ZENKO: Well, you see it in many areas. I mean, you see it in the media this unquestioning recognition that military solutions are sufficient means for U.S. conduct of foreign policy.
RAZ: We’re enablers, essentially.
ZENKO: We’re – I mean, the media is totally enablers, as is the general public. I mean, there are 10 movies currently in production or in theaters about the Navy SEALs. Nothing is more impressive and responsive than U.S. military capabilities – drones, Navy SEALs, cyberoperations. And so when we acknowledge their impressiveness and this sort of gee-whiz factor specifically of drones, you know, people are willing to let this happen.
And I would just say that before 9/11, the U.S. did not do targeted killings, and, in fact, they opposed other countries who did them. And if you would have told people on September 12, 2001 that the U.S. would have conducted 400 targeted killings outside of the battlefield settings, killing something like 3,000-plus people, they would have never believed you. And there seems to be no public debate about whether this is a good thing or a bad thing.
-Guy Raz interview with Micah Zenko, fellow at the Council on Foreign Relations.
The increased and largely unquestioned use of drones has been one of the most disappointing aspects of the first Obama administration. There is a lot that could be said about this but it’s Zenko’s point about the media’s role in this destructive technology’s wide acceptance that is especially important. He points out the important and subtle role Hollywood plays in moving an entire culture from opposing targeted killing to accepting it as normal and impressive technologically. The administration has had to little convincing about drones because Hollywood has already done this far more affectively than any politician ever could.
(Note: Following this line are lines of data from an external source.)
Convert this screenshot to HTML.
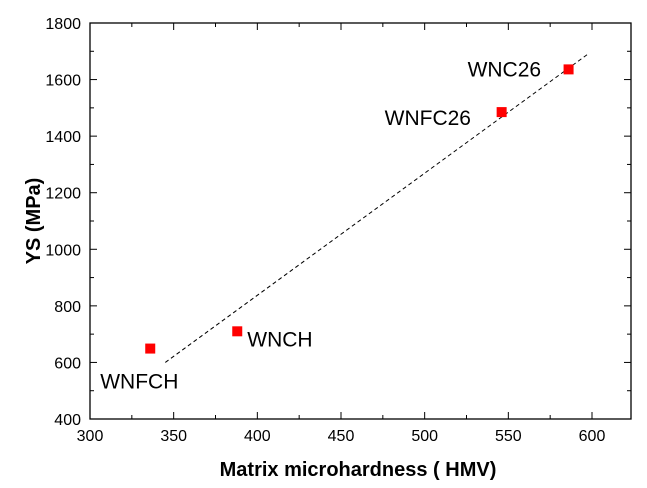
<!DOCTYPE html>
<html><head><meta charset="utf-8"><style>
html,body{margin:0;padding:0;background:#fff;}
svg{display:block;font-family:"Liberation Sans",Arial,sans-serif;}
</style></head><body>
<svg id="chart" width="647" height="488"></svg>
<script>
const xTicks=[300,350,400,450,500,550,600];
const yTicks=[400,600,800,1000,1200,1400,1600,1800];
const names=["WNFCH","WNCH","WNFC26","WNC26"];
const hardness=[336,388,546,586];
const ys=[649,710,1485,1636];
const fitX=[345,598];
const fitY=[600,1692];
const labelDx=[-50,10,-117,-101];
const labelDy=[33,8,6,0];
const L=90,R=631,T=23,B=419;
const x0=300,x1=300+(R-L)*300/(592-L),y0=400,y1=1800;
const sx=v=>L+(v-x0)/(x1-x0)*(R-L);
const sy=v=>B-(v-y0)/(y1-y0)*(B-T);
const svg=document.getElementById('chart');
const NS='http://www.w3.org/2000/svg';
function mk(t,a,p){const e=document.createElementNS(NS,t);for(const k in a)e.setAttribute(k,a[k]);(p||svg).appendChild(e);return e;}
let e=mk('rect',{x:L,y:T,width:R-L,height:B-T,fill:'none',stroke:'#000','stroke-width':1.3});


for(let v=300;v<=x1;v+=25){const maj=v%50===0;const x=sx(v);
 mk('line',{x1:x,y1:B,x2:x,y2:B-(maj?7:4),stroke:'#000'});
 mk('line',{x1:x,y1:T,x2:x,y2:T+(maj?7:4),stroke:'#000'});}
xTicks.forEach(v=>{const t=mk('text',{x:sx(v),y:B+22,'text-anchor':'middle','font-size':16});t.textContent=v;
 
 });
for(let v=400;v<=1800;v+=100){const maj=v%200===0;const y=sy(v);
 mk('line',{x1:L,y1:y,x2:L+(maj?7:4),y2:y,stroke:'#000'});
 mk('line',{x1:R,y1:y,x2:R-(maj?7:4),y2:y,stroke:'#000'});}
yTicks.forEach(v=>{const t=mk('text',{x:L-9,y:sy(v)+6,'text-anchor':'end','font-size':16});t.textContent=v;
 
 });
e=mk('line',{x1:sx(fitX[0]),y1:sy(fitY[0]),x2:sx(fitX[1]),y2:sy(fitY[1]),stroke:'#000','stroke-width':1,'stroke-dasharray':'4,3'});


names.forEach((n,i)=>{const x=sx(hardness[i]),y=sy(ys[i]);
 const r=mk('rect',{x:x-5,y:y-5,width:10,height:10,fill:'#f00'});
 
 
 const t=mk('text',{x:x+labelDx[i],y:y+labelDy[i]+7,'font-size':21});t.textContent=n;
 
 });
e=mk('text',{x:358,y:476,'text-anchor':'middle','font-size':20,'font-weight':'bold'});e.textContent='Matrix microhardness ( HMV)';


e=mk('text',{x:0,y:0,'text-anchor':'middle','font-size':20,'font-weight':'bold',transform:'translate(40,'+((T+B)/2)+') rotate(-90)'});e.textContent='YS (MPa)';


</script>
</body></html>
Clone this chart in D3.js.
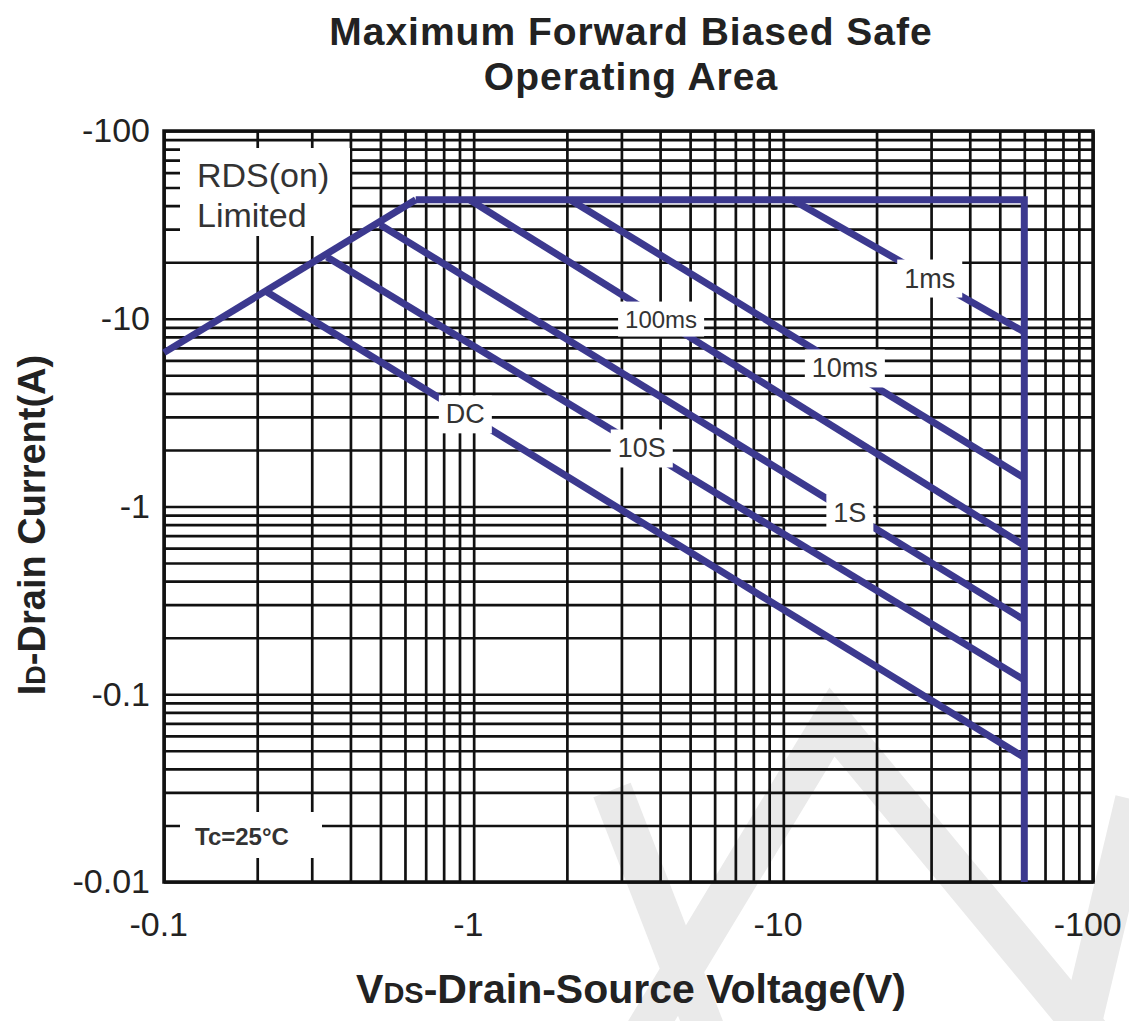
<!DOCTYPE html>
<html>
<head>
<meta charset="utf-8">
<script src="https://cdn.jsdelivr.net/npm/d3@7"></script>
<style>
body { margin: 0; background: #fff; }
text { font-family: "Liberation Sans", Arial, Helvetica, sans-serif; }
</style>
</head>
<body>
<div id="chart"></div>
<script>
// tick values and labels
var xTicks = [0.1, 1, 10, 100];
var xTickLabels = ["-0.1", "-1", "-10", "-100"];
var yTicks = [0.01, 0.1, 1, 10, 100];
var yTickLabels = ["-0.01", "-0.1", "-1", "-10", "-100"];

// RDS(on) limit and outer boundary, |VDS| (V) vs |ID| (A)
var rdsLine = [[0.1, 6.6], [0.65, 43]];
var limitLine = [[0.65, 43], [60, 43], [60, 0.01]];

// pulse width lines
var pulseNames = ["1ms", "10ms", "100ms", "1S", "10S", "DC"];
var pulseStart = [[10.7, 43], [2.05, 43], [0.97, 43], [0.50, 31.6], [0.336, 21.3], [0.215, 13.9]];
var pulseEnd = [[60, 8.5], [60, 1.42], [60, 0.62], [60, 0.249], [60, 0.119], [60, 0.046]];
var labelVolt = [29.7, 15.8, 4.03, 16.4, 3.49, 0.94];

var svgWidth = 1129, svgHeight = 1021;
var margin = {top: 131, right: 36, bottom: 139, left: 164};
var chartWidth = svgWidth - margin.left - margin.right;
var chartHeight = svgHeight - margin.top - margin.bottom;

var blue = "#3c398f";
var gridColor = "#111";

var svg = d3.select("#chart").append("svg")
    .attr("width", svgWidth)
    .attr("height", svgHeight)
    .style("display", "block");

svg.append("rect").attr("width", svgWidth).attr("height", svgHeight).attr("fill", "#fff");

// faint background watermark
var wm = svg.append("g").attr("fill", "none").attr("stroke", "#eaeaea").attr("stroke-width", 40);
wm.append("path").attr("d", "M640,1040 L832,722 L1095,1040");
wm.append("path").attr("d", "M612,790 L705,1030");
wm.append("path").attr("d", "M1135,800 L1080,1030");

var chartGroup = svg.append("g")
    .attr("transform", `translate(${margin.left}, ${margin.top})`);

var xScale = d3.scaleLog().domain([0.1, 100]).range([0, chartWidth]);
var yScale = d3.scaleLog().domain([0.01, 100]).range([chartHeight, 0]);

// grid
var gx = chartGroup.append("g")
    .call(d3.axisBottom(xScale).tickValues(xScale.ticks()).tickSize(chartHeight).tickFormat(""));
gx.selectAll(".tick line").attr("y1", 0).attr("y2", chartHeight)
    .attr("stroke", gridColor).attr("stroke-width", 2.7);
gx.select(".domain").remove();

var gy = chartGroup.append("g")
    .call(d3.axisLeft(yScale).tickValues(yScale.ticks()).tickSize(-chartWidth).tickFormat(""));
gy.selectAll(".tick line").attr("stroke", gridColor).attr("stroke-width", 2.7);
gy.select(".domain").remove();

chartGroup.append("rect")
    .attr("width", chartWidth).attr("height", chartHeight)
    .attr("fill", "none").attr("stroke", gridColor).attr("stroke-width", 3.5);

// note boxes that hide the grid
chartGroup.append("rect").attr("x", 16).attr("y", 17).attr("width", 170).attr("height", 88).attr("fill", "#fff");
chartGroup.append("rect").attr("x", 16).attr("y", 681).attr("width", 142).attr("height", 46).attr("fill", "#fff");

var line = d3.line().x(d => xScale(d[0])).y(d => yScale(d[1]));

function drawLine(pts) {
    chartGroup.append("path")
        .attr("d", line(pts))
        .attr("fill", "none")
        .attr("stroke", blue)
        .attr("stroke-width", 7)
        .attr("stroke-linejoin", "miter");
}

drawLine(rdsLine);
pulseNames.forEach((n, i) => drawLine([pulseStart[i], pulseEnd[i]]));
drawLine(limitLine);

// pulse labels on white boxes
pulseNames.forEach(function(n, i) {
    var s = pulseStart[i], e = pulseEnd[i];
    var slope = Math.log(e[1] / s[1]) / Math.log(e[0] / s[0]);
    var v = labelVolt[i];
    var cur = s[1] * Math.pow(v / s[0], slope);
    var cx = xScale(v), cy = yScale(cur);
    var g = chartGroup.append("g");
    var box = g.append("rect").attr("fill", "#fff");
    var t = g.append("text")
        .attr("x", cx).attr("y", cy)
        .attr("dy", "0.35em")
        .attr("text-anchor", "middle")
        .attr("font-size", n === "100ms" ? "24px" : "27px")
        .attr("fill", "#333")
        .text(n);
    var bb = t.node().getBBox();
    box.attr("x", bb.x - 7).attr("y", bb.y - 4).attr("width", bb.width + 14).attr("height", bb.height + 8);
});

// notes
var rdsText = chartGroup.append("text").attr("x", 33).attr("font-size", "34px").attr("fill", "#333");
rdsText.append("tspan").attr("x", 33).attr("y", 56).text("RDS(on)");
rdsText.append("tspan").attr("x", 33).attr("y", 96).text("Limited");

chartGroup.append("text")
    .attr("x", 31).attr("y", 714)
    .attr("font-size", "24px").attr("font-weight", "bold").attr("fill", "#333")
    .text("Tc=25°C");

// tick labels
var xAxis = chartGroup.append("g")
    .attr("transform", `translate(0,${chartHeight})`)
    .call(d3.axisBottom(xScale).tickValues(xTicks).tickSize(0).tickPadding(30)
        .tickFormat((d, i) => xTickLabels[i]));
xAxis.select(".domain").remove();
xAxis.selectAll("text").attr("font-size", "34px").attr("fill", "#222").attr("dx", "-0.17em")
    .style("font-family", "'Liberation Sans', Arial, sans-serif");

var yAxis = chartGroup.append("g")
    .call(d3.axisLeft(yScale).tickValues(yTicks).tickSize(0).tickPadding(14)
        .tickFormat((d, i) => yTickLabels[i]));
yAxis.select(".domain").remove();
yAxis.selectAll("text").attr("font-size", "34px").attr("fill", "#222")
    .style("font-family", "'Liberation Sans', Arial, sans-serif");

// titles
var title = svg.append("text")
    .attr("text-anchor", "middle").attr("font-size", "39px").attr("font-weight", "bold")
    .attr("letter-spacing", "1px").attr("fill", "#222");
title.append("tspan").attr("x", 631).attr("y", 45).text("Maximum Forward Biased Safe");
title.append("tspan").attr("x", 631).attr("y", 90).text("Operating Area");

var xTitle = svg.append("text")
    .attr("x", 631).attr("y", 1003)
    .attr("text-anchor", "middle").attr("font-size", "41px").attr("font-weight", "bold").attr("fill", "#222");
xTitle.append("tspan").text("V");
xTitle.append("tspan").attr("font-size", "29px").text("DS");
xTitle.append("tspan").text("-Drain-Source Voltage(V)");

var yTitle = svg.append("text")
    .attr("transform", "translate(45,525) rotate(-90)")
    .attr("text-anchor", "middle").attr("font-size", "38px").attr("font-weight", "bold").attr("fill", "#222");
yTitle.append("tspan").text("I");
yTitle.append("tspan").attr("font-size", "27px").text("D");
yTitle.append("tspan").text("-Drain Current(A)");
</script>
</body>
</html>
In Desiring the Kingdom James K. A. Smith refers to this sort of thing as cultural formation and he, like Zenko, calls out the way media voluntarily inculcates certain nationalistic values among its viewers. As a result, we Christians “can find ourselves unwittingly becoming disciples of Americanism.” Could this be why so few Christians on either end of the political spectrum raised targeted killings by drones during the presidential campaign?